[Begin Rows]

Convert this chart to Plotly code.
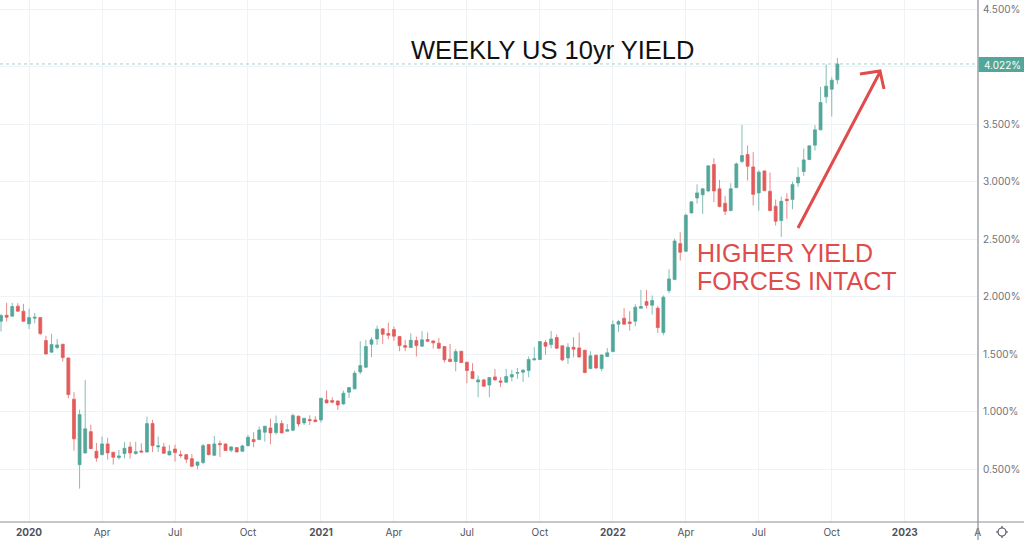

[End Rows]
[Begin Rows]

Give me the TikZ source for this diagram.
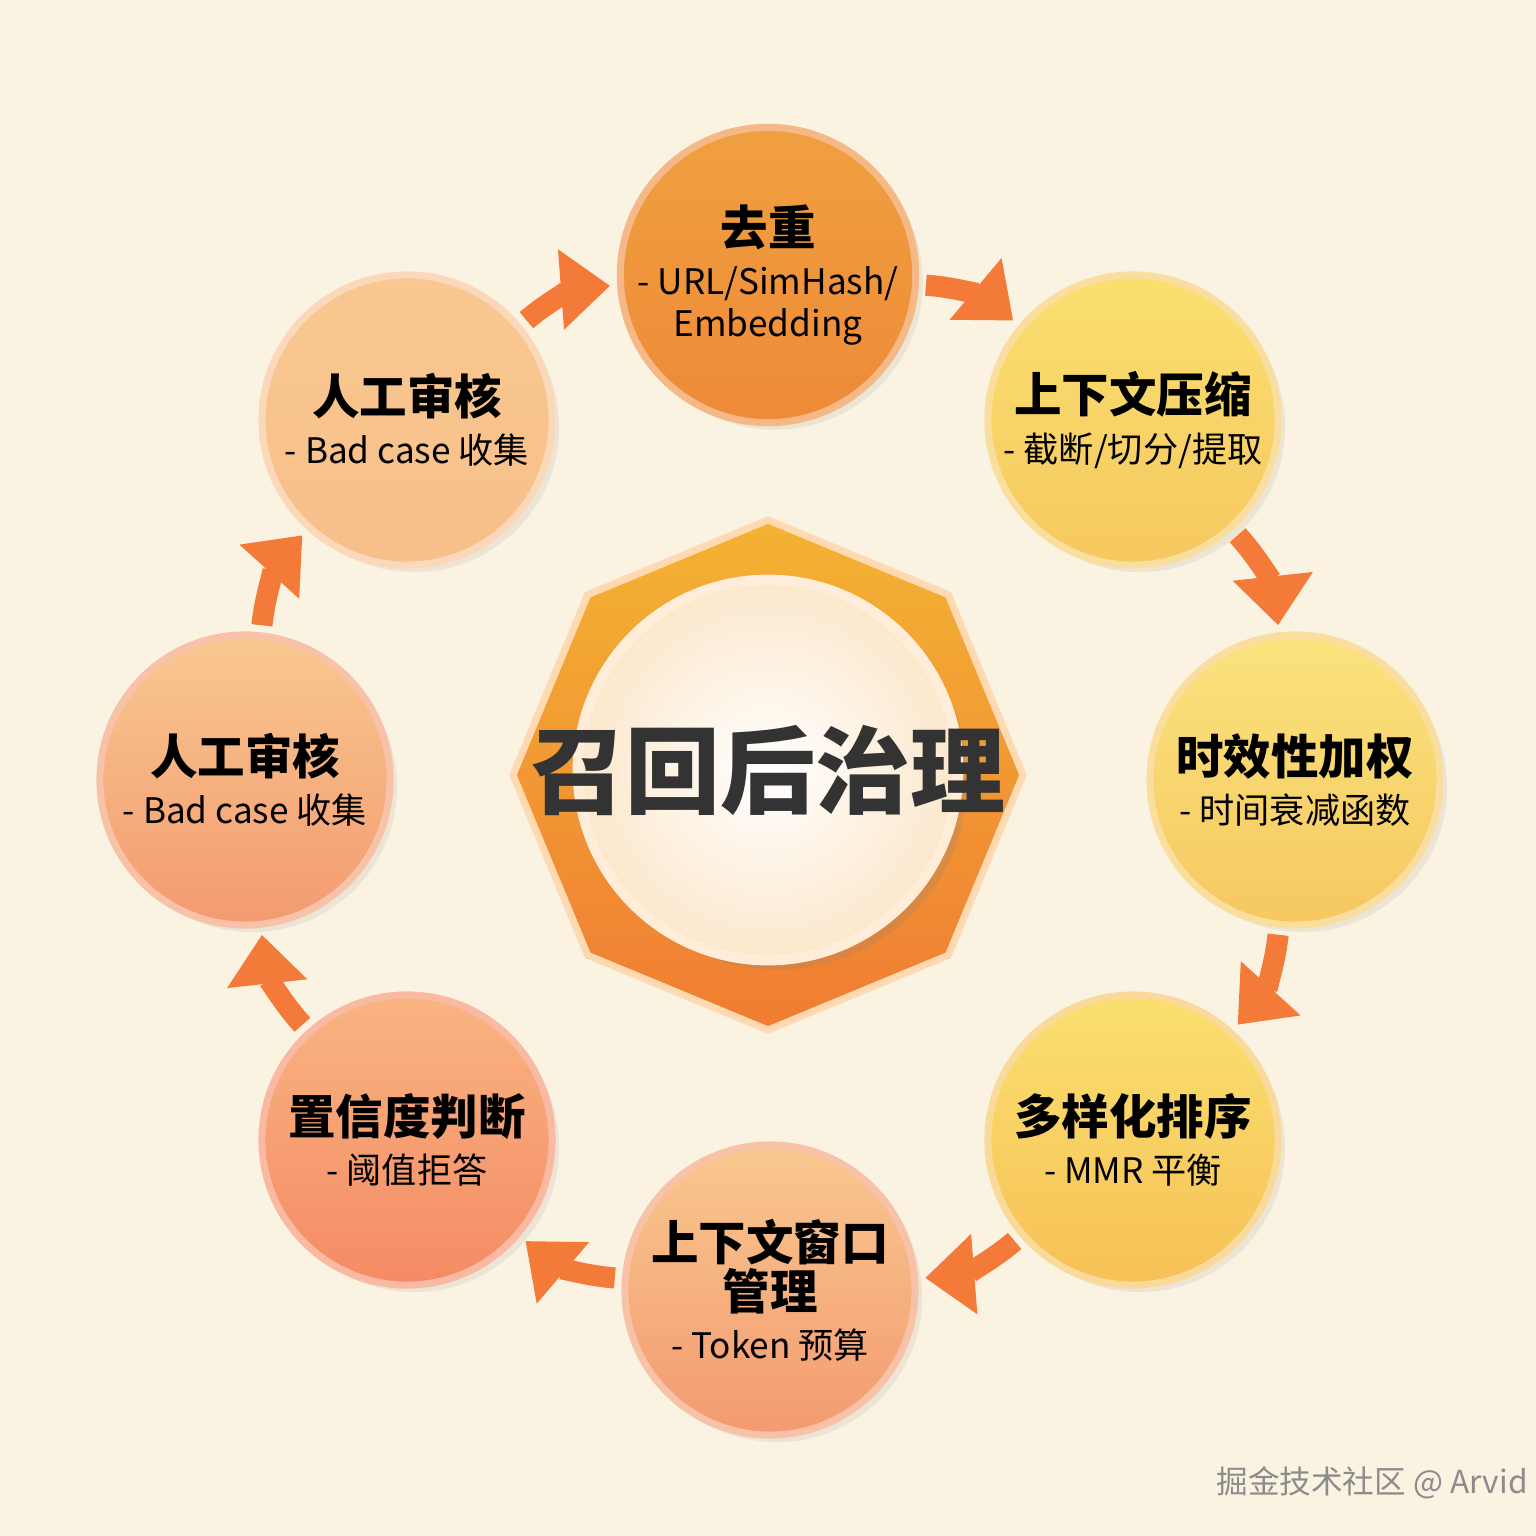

[End Rows]
[Begin Rows]

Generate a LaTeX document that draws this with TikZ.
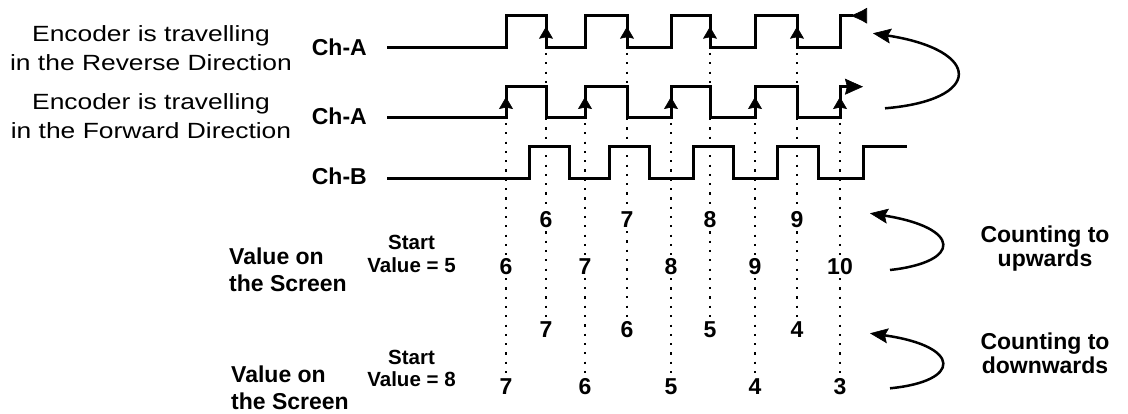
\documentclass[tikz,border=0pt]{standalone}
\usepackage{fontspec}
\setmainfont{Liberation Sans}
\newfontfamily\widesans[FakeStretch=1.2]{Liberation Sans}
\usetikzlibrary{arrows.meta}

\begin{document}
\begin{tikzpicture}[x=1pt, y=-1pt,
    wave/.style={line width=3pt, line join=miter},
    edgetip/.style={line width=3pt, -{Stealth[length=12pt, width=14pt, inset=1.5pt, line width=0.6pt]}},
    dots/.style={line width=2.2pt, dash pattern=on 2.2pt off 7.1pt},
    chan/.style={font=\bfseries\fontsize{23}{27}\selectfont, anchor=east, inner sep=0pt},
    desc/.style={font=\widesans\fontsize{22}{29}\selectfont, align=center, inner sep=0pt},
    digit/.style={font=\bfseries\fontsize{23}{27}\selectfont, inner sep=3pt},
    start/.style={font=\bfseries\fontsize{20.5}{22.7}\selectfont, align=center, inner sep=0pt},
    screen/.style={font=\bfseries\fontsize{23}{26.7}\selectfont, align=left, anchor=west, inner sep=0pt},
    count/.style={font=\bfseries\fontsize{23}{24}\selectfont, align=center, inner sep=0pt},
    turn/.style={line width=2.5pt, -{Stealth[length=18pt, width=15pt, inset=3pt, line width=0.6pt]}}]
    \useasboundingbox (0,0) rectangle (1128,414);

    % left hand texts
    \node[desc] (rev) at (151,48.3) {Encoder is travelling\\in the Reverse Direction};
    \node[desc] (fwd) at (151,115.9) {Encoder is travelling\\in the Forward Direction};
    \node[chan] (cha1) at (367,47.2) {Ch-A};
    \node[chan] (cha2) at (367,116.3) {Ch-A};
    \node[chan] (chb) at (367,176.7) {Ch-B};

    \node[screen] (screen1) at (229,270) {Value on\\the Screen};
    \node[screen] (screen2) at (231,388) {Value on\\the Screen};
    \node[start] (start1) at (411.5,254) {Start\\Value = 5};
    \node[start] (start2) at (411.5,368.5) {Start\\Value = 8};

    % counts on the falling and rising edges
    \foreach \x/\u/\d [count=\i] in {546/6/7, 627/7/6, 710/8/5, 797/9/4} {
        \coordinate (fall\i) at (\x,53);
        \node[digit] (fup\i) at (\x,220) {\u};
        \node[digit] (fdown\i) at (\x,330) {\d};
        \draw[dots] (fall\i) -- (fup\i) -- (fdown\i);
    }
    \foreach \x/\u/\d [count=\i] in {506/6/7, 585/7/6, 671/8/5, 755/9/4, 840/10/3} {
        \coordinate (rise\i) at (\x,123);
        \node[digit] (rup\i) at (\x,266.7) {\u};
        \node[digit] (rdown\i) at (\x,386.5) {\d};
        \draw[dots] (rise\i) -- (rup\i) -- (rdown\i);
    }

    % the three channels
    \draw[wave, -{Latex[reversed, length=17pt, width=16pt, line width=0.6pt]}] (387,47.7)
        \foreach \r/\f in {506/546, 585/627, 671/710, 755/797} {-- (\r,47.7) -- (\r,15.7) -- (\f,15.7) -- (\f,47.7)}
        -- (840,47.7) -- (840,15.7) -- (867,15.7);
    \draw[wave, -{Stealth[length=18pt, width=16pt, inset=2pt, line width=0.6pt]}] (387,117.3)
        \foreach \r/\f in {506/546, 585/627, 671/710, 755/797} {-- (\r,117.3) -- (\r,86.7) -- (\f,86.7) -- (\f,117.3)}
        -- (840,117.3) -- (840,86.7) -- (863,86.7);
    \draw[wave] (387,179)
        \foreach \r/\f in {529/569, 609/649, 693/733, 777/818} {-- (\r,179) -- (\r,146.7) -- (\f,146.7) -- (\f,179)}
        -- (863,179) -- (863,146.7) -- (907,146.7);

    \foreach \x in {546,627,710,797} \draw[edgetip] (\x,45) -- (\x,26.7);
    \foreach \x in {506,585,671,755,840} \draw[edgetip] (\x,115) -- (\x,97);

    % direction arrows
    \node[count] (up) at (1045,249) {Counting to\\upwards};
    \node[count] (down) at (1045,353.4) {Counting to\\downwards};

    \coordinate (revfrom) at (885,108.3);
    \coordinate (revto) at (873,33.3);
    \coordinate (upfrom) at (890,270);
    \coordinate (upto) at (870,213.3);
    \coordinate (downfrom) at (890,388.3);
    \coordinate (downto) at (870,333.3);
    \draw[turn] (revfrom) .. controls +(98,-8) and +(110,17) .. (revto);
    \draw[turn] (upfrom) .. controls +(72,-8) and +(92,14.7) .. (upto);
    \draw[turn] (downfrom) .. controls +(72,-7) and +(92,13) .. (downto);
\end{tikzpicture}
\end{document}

[End Rows]

Required work
Check each line of the records for "this" and copy the ones that contain it.

Finished task
Convert this chart to Plotly code.
Give me the TikZ source for this diagram.
Generate a LaTeX document that draws this with TikZ.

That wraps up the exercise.